Days earlier, the newspapers reported that the year 2007 was about to pass into history without a single journalist killed in the line of duty in the Philippines. But before anyone could start celebrating, along came some bad news from Davao City.
Fernando Lintuan, a hard-hitting radio commentator in that city, was killed by a lone gunman on a motorcycle, the day before Christmas, during which, in the traditional midnight Mass, the pope called for peace from the Vatican.
What a big spoiler the murder was, both for the expected clean slate the Philippines was supposed to achieve, at least in terms of journalist killings was concerned, and in keeping with the papal message.
In a larger sense, all killings are senseless, since life, no matter how small or miserable, is still always worth living. But when it is journalists who are getting killed, the more the senselessness becomes palpable.
Journalists are, by and large, unarmed civilians who are merely imbued with a great deal of civic duty.
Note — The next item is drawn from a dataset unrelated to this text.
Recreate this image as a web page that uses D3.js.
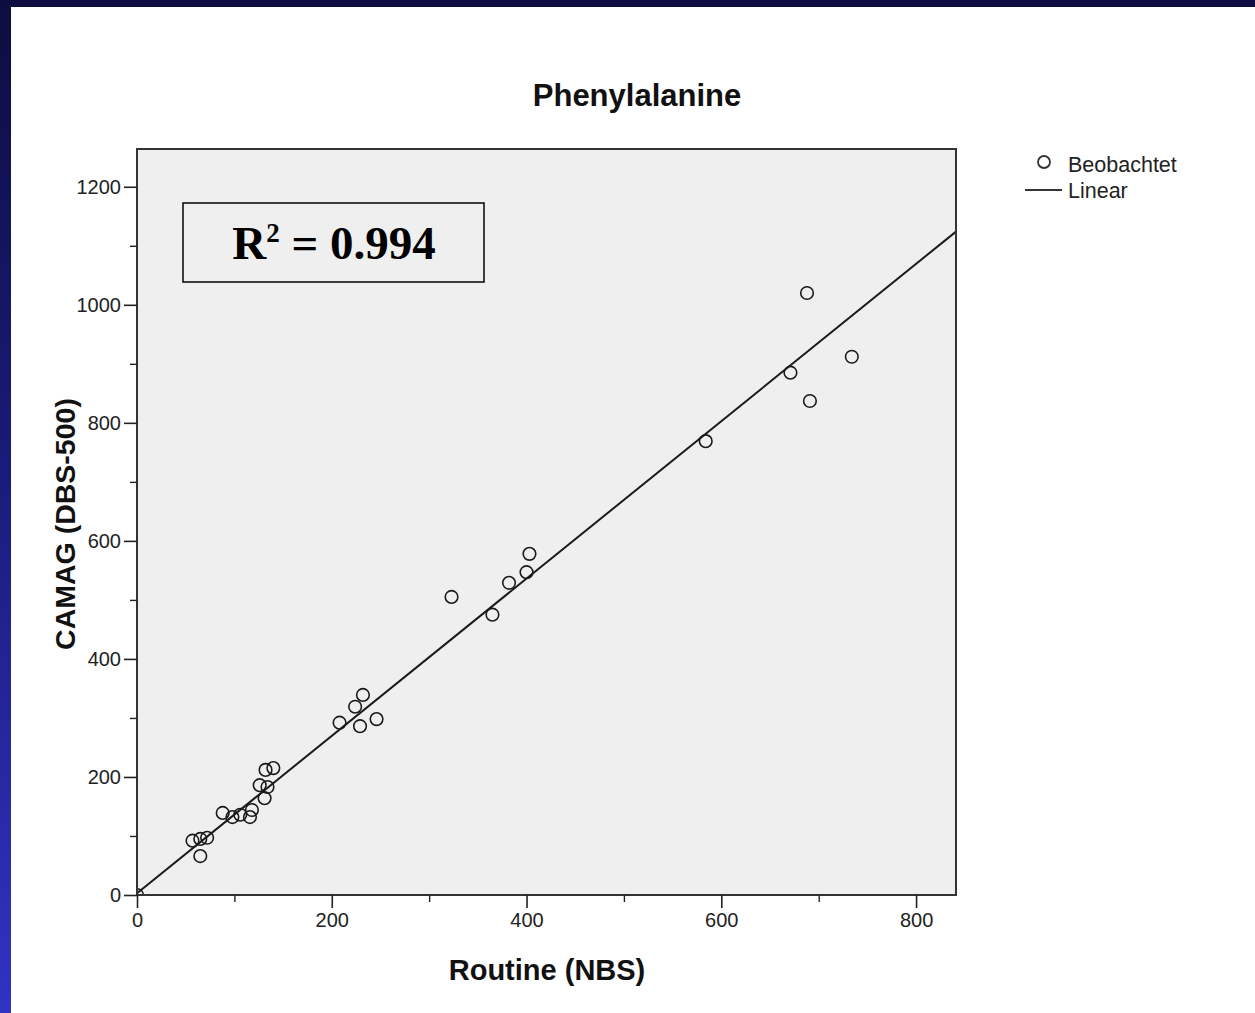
<!DOCTYPE html>
<html>
<head>
<meta charset="utf-8">
<script src="https://cdn.jsdelivr.net/npm/d3@7/dist/d3.min.js"></script>
<style>
  html, body { margin: 0; padding: 0; }
  body {
    width: 1255px; height: 1013px; overflow: hidden;
    background: linear-gradient(to bottom, #0d0d40 0%, #1a1a78 45%, #3232c4 100%);
  }
  #panel { position: absolute; left: 11px; top: 7px; width: 1244px; height: 1006px; background: #ffffff; }
  svg { position: absolute; left: 0; top: 0; }
</style>
</head>
<body>
<div id="panel"></div>
<svg id="chart" width="1255" height="1013" font-family="Arial, 'Liberation Sans', sans-serif"></svg>
<script>
// Phenylalanine: routine newborn screening (NBS) vs. CAMAG DBS-500
const routineNBS = [688, 734, 671, 691, 584, 403, 400, 382, 323, 365,
                    232, 224, 208, 229, 246, 132, 140, 126, 134, 131,
                    88, 98, 106, 118, 116, 57, 65, 72, 65, 0];
const camagDBS   = [1020, 912, 885, 837, 769, 578, 547, 529, 505, 475,
                    339, 319, 292, 286, 298, 212, 215, 186, 183, 164,
                    139, 132, 136, 144, 132, 92, 95, 97, 66, 0];
// fitted linear model
const fitIntercept = 3;
const fitSlope = 1.333;
const rSquared = "0.994";

const xTicks = [0, 200, 400, 600, 800];
const xMinorTicks = [100, 300, 500, 700];
const yTicks = [0, 200, 400, 600, 800, 1000, 1200];
const yMinorTicks = [100, 300, 500, 700, 900, 1100];
const legendLabels = ["Beobachtet", "Linear"];

const svg = d3.select("#chart");
const plot = { left: 137, top: 149, right: 956, bottom: 895 };

const x = d3.scaleLinear().domain([0, 841]).range([plot.left, plot.right]);
const y = d3.scaleLinear().domain([0, 1264]).range([plot.bottom, plot.top]);

// plot area
svg.append("rect")
  .attr("x", plot.left).attr("y", plot.top)
  .attr("width", plot.right - plot.left).attr("height", plot.bottom - plot.top)
  .attr("fill", "#efefef");

svg.append("defs").append("clipPath").attr("id", "clip")
  .append("rect")
  .attr("x", plot.left).attr("y", plot.top)
  .attr("width", plot.right - plot.left).attr("height", plot.bottom - plot.top);

const inner = svg.append("g").attr("clip-path", "url(#clip)");

// regression line
const xDom = x.domain();
inner.append("line")
  .attr("x1", x(xDom[0])).attr("y1", y(fitIntercept + fitSlope * xDom[0]))
  .attr("x2", x(xDom[1])).attr("y2", y(fitIntercept + fitSlope * xDom[1]))
  .attr("stroke", "#1a1a1a").attr("stroke-width", 2);

// observed points
inner.selectAll("circle.obs")
  .data(routineNBS.map((v, i) => [v, camagDBS[i]]))
  .join("circle")
  .attr("class", "obs")
  .attr("cx", d => x(d[0])).attr("cy", d => y(d[1]))
  .attr("r", 6.3)
  .attr("fill", "none").attr("stroke", "#1a1a1a").attr("stroke-width", 1.6);

// frame
svg.append("rect")
  .attr("x", plot.left).attr("y", plot.top)
  .attr("width", plot.right - plot.left).attr("height", plot.bottom - plot.top)
  .attr("fill", "none").attr("stroke", "#333").attr("stroke-width", 2);

// axes
const fmt = d3.format("d");
const xAxis = d3.axisBottom(x).tickValues(xTicks).tickFormat(fmt).tickSize(13).tickSizeOuter(0).tickPadding(5);
const gx = svg.append("g").attr("transform", `translate(0,${plot.bottom})`).call(xAxis);
gx.select(".domain").remove();
gx.selectAll(".tick line").attr("stroke", "#222").attr("stroke-width", 1.6);
gx.selectAll(".tick text").attr("font-size", 20).attr("fill", "#222")
  .attr("font-family", "Arial, 'Liberation Sans', sans-serif");
svg.append("g").attr("transform", `translate(0,${plot.bottom})`)
  .call(d3.axisBottom(x).tickValues(xMinorTicks).tickSize(7).tickFormat(""))
  .call(g => g.select(".domain").remove())
  .selectAll(".tick line").attr("stroke", "#222").attr("stroke-width", 1.4);

const yAxis = d3.axisLeft(y).tickValues(yTicks).tickFormat(fmt).tickSize(13).tickSizeOuter(0).tickPadding(3);
const gy = svg.append("g").attr("transform", `translate(${plot.left},0)`).call(yAxis);
gy.select(".domain").remove();
gy.selectAll(".tick line").attr("stroke", "#222").attr("stroke-width", 1.6);
gy.selectAll(".tick text").attr("font-size", 20).attr("fill", "#222")
  .attr("font-family", "Arial, 'Liberation Sans', sans-serif");
svg.append("g").attr("transform", `translate(${plot.left},0)`)
  .call(d3.axisLeft(y).tickValues(yMinorTicks).tickSize(7).tickFormat(""))
  .call(g => g.select(".domain").remove())
  .selectAll(".tick line").attr("stroke", "#222").attr("stroke-width", 1.4);

// titles
svg.append("text").attr("x", 637).attr("y", 106)
  .attr("text-anchor", "middle").attr("font-size", 31).attr("font-weight", "bold")
  .attr("fill", "#111").text("Phenylalanine");

svg.append("text").attr("x", 547).attr("y", 980)
  .attr("text-anchor", "middle").attr("font-size", 29).attr("font-weight", "bold")
  .attr("fill", "#111").text("Routine (NBS)");

svg.append("text")
  .attr("transform", "translate(75,524) rotate(-90)")
  .attr("text-anchor", "middle").attr("font-size", 28.5).attr("font-weight", "bold")
  .attr("fill", "#111").text("CAMAG (DBS-500)");

// R² annotation
svg.append("rect").attr("x", 183).attr("y", 203).attr("width", 301).attr("height", 79)
  .attr("fill", "none").attr("stroke", "#111").attr("stroke-width", 1.6);
const rt = svg.append("text").attr("x", 334).attr("y", 259)
  .attr("text-anchor", "middle").attr("font-size", 47).attr("font-weight", "bold")
  .attr("font-family", "'Liberation Serif', 'Times New Roman', serif").attr("fill", "#000");
rt.append("tspan").text("R");
rt.append("tspan").attr("font-size", 27).attr("dy", -17).text("2");
rt.append("tspan").attr("dy", 17).text(" = " + rSquared);

// legend
const lg = svg.append("g");
lg.append("circle").attr("cx", 1044).attr("cy", 162).attr("r", 6)
  .attr("fill", "none").attr("stroke", "#333").attr("stroke-width", 1.8);
lg.append("line").attr("x1", 1025).attr("x2", 1062).attr("y1", 190).attr("y2", 190)
  .attr("stroke", "#333").attr("stroke-width", 2);
lg.selectAll("text.lab").data(legendLabels).join("text")
  .attr("class", "lab")
  .attr("x", 1068).attr("y", (d, i) => 172 + i * 26)
  .attr("font-size", 21.5).attr("fill", "#222").text(d => d);
</script>
</body>
</html>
There are, of course, a lot of failures and shortcomings in the pursuit of such duty, but they are failures and shortcomings that cannot be rectified by murder.
The only thing that can be achieved by the murder of journalists is to silence them. But it is a silence that will only be temporary, as there will always be others who will take up the cudgels for the fallen to continue the fight, which is often no more than a search for truth.
But then truth often hurts. And there are those who, unable to withstand the pain, may resort to means that, while criminal, are indeed effective and immediate, even if only temporary.
There will always be killing of journalists, but more so in today’s world where human life is increasingly getting cheapened by a breakdown of morals. Still it is an expectation that is worrisome, because the journalist remains simply the messenger, not the message.